─── Given records ───

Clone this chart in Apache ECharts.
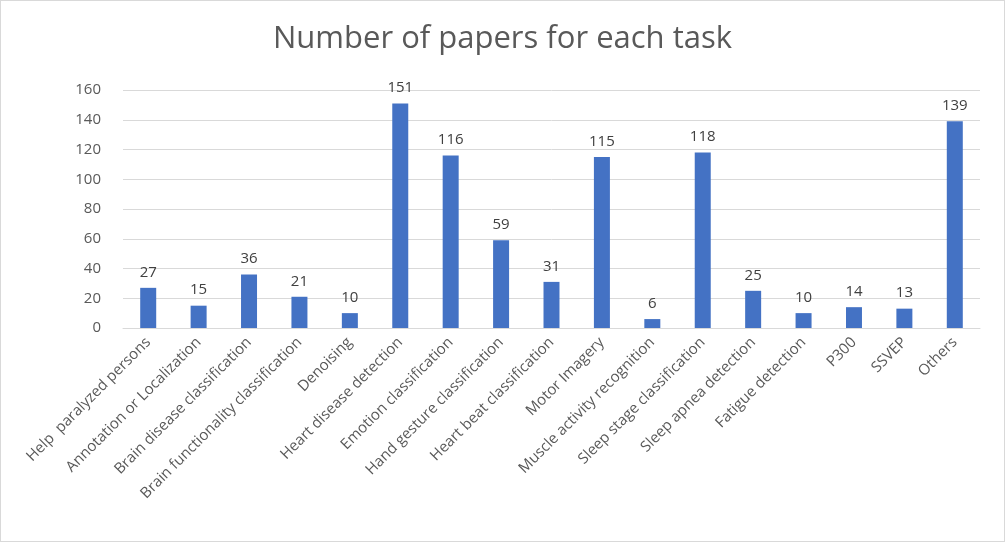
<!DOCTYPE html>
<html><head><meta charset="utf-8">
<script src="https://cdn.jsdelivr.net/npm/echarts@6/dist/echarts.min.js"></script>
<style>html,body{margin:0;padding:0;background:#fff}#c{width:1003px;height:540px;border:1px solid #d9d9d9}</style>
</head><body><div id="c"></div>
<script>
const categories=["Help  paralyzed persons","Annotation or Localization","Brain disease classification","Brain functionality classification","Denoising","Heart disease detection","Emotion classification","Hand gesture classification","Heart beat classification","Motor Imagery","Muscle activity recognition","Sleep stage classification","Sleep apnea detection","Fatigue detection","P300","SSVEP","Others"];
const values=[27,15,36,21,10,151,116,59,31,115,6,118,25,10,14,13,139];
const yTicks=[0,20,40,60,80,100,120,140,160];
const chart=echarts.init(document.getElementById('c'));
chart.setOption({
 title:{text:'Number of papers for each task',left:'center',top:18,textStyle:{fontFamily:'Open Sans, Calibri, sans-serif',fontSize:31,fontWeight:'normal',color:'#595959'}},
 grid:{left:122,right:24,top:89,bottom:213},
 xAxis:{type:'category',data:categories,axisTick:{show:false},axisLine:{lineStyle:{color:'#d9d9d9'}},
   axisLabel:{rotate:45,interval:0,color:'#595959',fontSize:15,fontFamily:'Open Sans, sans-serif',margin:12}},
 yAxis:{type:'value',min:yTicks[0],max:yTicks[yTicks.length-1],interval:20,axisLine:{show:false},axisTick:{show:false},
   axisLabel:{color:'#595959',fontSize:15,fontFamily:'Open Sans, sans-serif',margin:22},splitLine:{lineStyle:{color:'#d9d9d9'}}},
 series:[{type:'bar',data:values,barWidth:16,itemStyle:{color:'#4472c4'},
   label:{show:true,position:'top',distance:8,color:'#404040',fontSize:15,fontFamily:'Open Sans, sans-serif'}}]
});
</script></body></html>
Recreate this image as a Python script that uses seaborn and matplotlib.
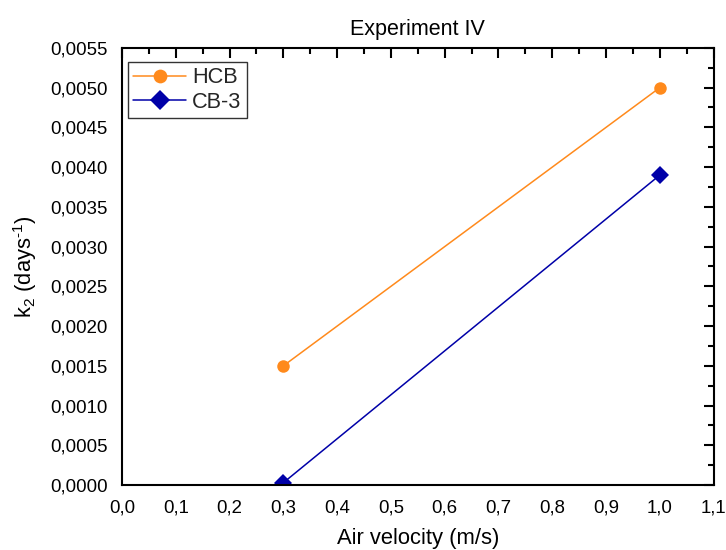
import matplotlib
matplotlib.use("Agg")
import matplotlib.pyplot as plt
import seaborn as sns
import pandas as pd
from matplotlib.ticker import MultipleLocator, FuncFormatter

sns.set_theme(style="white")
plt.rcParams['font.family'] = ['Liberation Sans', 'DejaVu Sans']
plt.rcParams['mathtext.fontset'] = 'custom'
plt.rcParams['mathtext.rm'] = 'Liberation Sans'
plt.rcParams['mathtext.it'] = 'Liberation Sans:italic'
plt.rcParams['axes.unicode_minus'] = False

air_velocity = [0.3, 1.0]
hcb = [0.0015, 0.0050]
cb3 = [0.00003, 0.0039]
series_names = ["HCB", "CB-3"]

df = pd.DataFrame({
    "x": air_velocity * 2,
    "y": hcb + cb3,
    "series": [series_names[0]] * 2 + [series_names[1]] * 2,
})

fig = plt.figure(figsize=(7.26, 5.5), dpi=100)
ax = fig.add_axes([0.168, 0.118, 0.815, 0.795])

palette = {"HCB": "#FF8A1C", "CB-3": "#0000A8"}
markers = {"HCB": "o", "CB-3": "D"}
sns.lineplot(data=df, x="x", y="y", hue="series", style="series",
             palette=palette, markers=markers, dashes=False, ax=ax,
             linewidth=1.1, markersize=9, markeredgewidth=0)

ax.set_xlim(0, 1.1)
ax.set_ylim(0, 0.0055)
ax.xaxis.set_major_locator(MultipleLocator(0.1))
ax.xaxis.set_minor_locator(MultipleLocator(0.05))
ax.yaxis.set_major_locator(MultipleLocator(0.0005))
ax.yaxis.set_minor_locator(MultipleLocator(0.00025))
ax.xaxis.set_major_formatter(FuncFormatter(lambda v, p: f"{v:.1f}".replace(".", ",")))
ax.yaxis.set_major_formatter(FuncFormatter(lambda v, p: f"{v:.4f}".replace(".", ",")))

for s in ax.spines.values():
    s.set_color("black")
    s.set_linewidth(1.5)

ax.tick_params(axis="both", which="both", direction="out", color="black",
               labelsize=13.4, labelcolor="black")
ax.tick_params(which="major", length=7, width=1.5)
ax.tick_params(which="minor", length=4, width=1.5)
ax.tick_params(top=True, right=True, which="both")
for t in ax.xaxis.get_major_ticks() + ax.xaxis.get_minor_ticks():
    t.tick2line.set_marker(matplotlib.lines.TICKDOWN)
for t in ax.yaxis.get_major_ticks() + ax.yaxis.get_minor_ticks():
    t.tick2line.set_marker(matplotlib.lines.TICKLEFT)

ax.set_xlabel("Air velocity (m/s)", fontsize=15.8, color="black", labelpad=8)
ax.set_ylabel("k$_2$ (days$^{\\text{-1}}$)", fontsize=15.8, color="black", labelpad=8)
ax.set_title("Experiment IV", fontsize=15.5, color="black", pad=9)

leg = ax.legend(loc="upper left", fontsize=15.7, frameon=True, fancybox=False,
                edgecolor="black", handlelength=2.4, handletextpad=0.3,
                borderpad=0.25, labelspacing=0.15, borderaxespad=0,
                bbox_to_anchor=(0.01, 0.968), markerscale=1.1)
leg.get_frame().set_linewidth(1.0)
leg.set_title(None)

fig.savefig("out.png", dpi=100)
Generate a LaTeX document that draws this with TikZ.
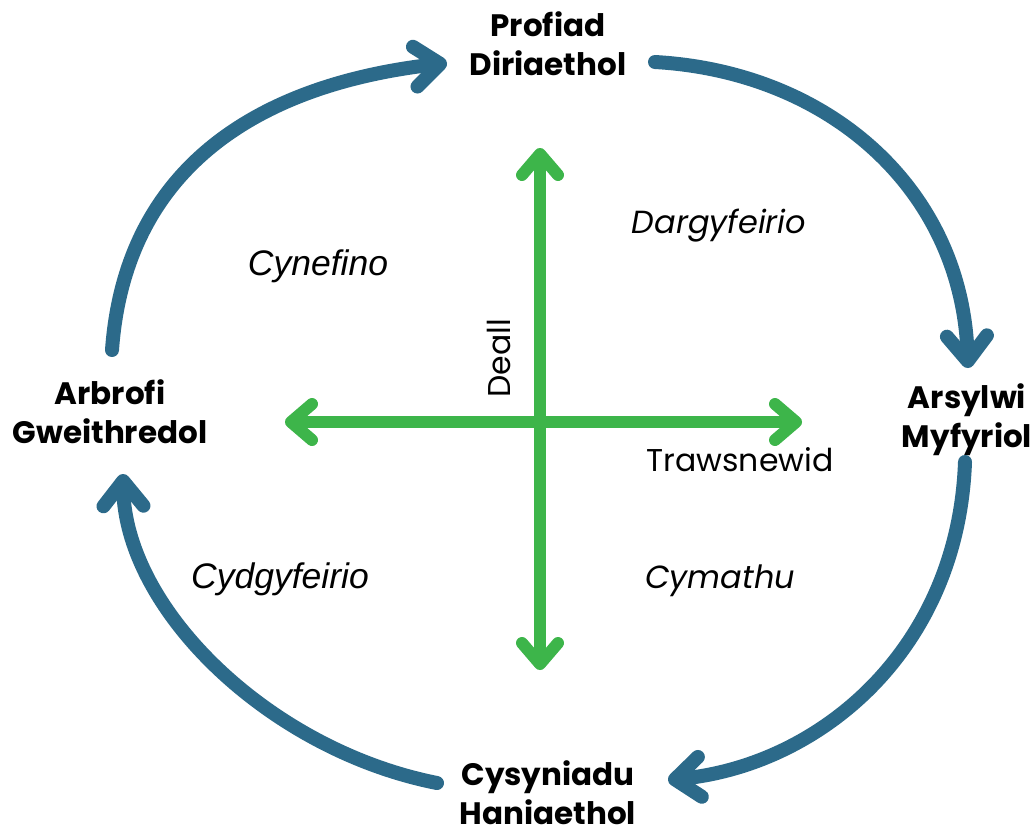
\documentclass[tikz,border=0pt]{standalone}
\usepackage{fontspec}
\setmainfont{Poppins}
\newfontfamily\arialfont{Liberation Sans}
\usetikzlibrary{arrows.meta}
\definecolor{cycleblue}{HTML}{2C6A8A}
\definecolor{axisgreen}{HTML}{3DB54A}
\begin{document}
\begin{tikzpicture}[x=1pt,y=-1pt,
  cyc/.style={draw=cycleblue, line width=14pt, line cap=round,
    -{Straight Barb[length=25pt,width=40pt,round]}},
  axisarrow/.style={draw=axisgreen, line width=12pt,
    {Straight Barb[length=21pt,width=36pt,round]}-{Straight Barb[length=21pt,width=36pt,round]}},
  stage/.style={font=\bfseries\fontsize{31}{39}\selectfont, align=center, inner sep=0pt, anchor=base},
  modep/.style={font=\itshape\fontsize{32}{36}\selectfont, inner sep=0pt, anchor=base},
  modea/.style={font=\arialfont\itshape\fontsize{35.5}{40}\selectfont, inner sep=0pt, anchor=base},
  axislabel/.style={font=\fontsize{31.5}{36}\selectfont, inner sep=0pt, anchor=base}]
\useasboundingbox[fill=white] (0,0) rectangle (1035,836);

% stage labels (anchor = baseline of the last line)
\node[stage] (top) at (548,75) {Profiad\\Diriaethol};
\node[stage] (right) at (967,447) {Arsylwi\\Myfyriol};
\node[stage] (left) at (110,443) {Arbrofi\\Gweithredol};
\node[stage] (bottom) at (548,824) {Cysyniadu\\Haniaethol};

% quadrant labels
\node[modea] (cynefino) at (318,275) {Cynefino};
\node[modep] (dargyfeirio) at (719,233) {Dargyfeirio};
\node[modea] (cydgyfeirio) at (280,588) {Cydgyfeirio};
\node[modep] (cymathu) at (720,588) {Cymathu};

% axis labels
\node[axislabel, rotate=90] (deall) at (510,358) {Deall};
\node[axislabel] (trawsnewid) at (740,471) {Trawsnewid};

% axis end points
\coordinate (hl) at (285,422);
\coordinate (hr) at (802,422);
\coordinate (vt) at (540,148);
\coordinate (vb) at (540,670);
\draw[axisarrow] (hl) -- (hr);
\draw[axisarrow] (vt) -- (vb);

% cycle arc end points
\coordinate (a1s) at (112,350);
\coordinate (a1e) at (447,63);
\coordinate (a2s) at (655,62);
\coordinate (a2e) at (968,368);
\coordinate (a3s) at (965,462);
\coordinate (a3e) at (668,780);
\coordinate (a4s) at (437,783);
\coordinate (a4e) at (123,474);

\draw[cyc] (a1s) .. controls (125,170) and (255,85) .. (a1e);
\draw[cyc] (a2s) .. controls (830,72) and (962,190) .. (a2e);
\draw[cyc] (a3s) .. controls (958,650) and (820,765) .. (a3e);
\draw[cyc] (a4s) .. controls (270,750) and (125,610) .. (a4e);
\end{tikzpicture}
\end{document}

───
─── Given records ───

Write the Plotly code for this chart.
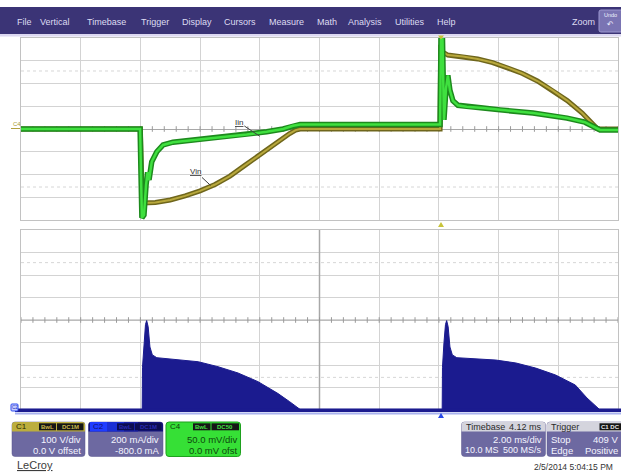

───
─── Given records ───

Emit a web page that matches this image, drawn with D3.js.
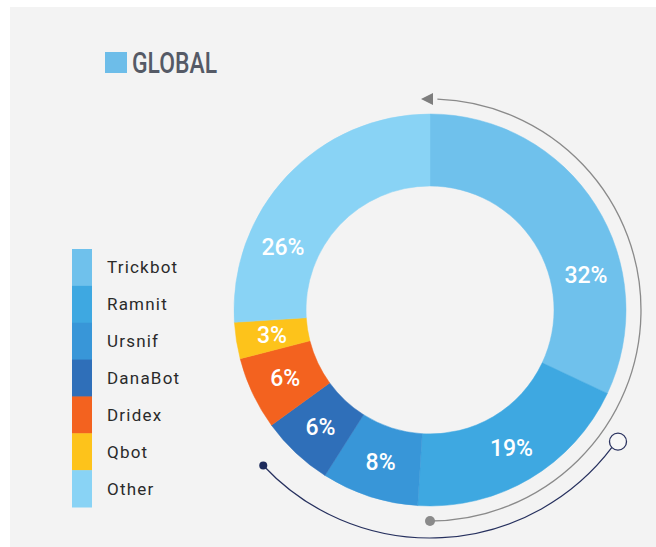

───

**Exercise aim:** In the listing above, find the line with "Clone this chart in Apache ECharts." and the line with "</script></body></html>". Set down exactly those lines and everything between them, skipping pictures.

**Answer:**
Clone this chart in Apache ECharts.
<!DOCTYPE html>
<html><head><meta charset="utf-8">
<script src="https://cdn.jsdelivr.net/npm/echarts@6/dist/echarts.min.js"></script>
<style>html,body{margin:0;padding:0;background:#fff}#c{width:1003px;height:540px;border:1px solid #d9d9d9}</style>
</head><body><div id="c"></div>
<script>
const categories=["Help  paralyzed persons","Annotation or Localization","Brain disease classification","Brain functionality classification","Denoising","Heart disease detection","Emotion classification","Hand gesture classification","Heart beat classification","Motor Imagery","Muscle activity recognition","Sleep stage classification","Sleep apnea detection","Fatigue detection","P300","SSVEP","Others"];
const values=[27,15,36,21,10,151,116,59,31,115,6,118,25,10,14,13,139];
const yTicks=[0,20,40,60,80,100,120,140,160];
const chart=echarts.init(document.getElementById('c'));
chart.setOption({
 title:{text:'Number of papers for each task',left:'center',top:18,textStyle:{fontFamily:'Open Sans, Calibri, sans-serif',fontSize:31,fontWeight:'normal',color:'#595959'}},
 grid:{left:122,right:24,top:89,bottom:213},
 xAxis:{type:'category',data:categories,axisTick:{show:false},axisLine:{lineStyle:{color:'#d9d9d9'}},
   axisLabel:{rotate:45,interval:0,color:'#595959',fontSize:15,fontFamily:'Open Sans, sans-serif',margin:12}},
 yAxis:{type:'value',min:yTicks[0],max:yTicks[yTicks.length-1],interval:20,axisLine:{show:false},axisTick:{show:false},
   axisLabel:{color:'#595959',fontSize:15,fontFamily:'Open Sans, sans-serif',margin:22},splitLine:{lineStyle:{color:'#d9d9d9'}}},
 series:[{type:'bar',data:values,barWidth:16,itemStyle:{color:'#4472c4'},
   label:{show:true,position:'top',distance:8,color:'#404040',fontSize:15,fontFamily:'Open Sans, sans-serif'}}]
});
</script></body></html>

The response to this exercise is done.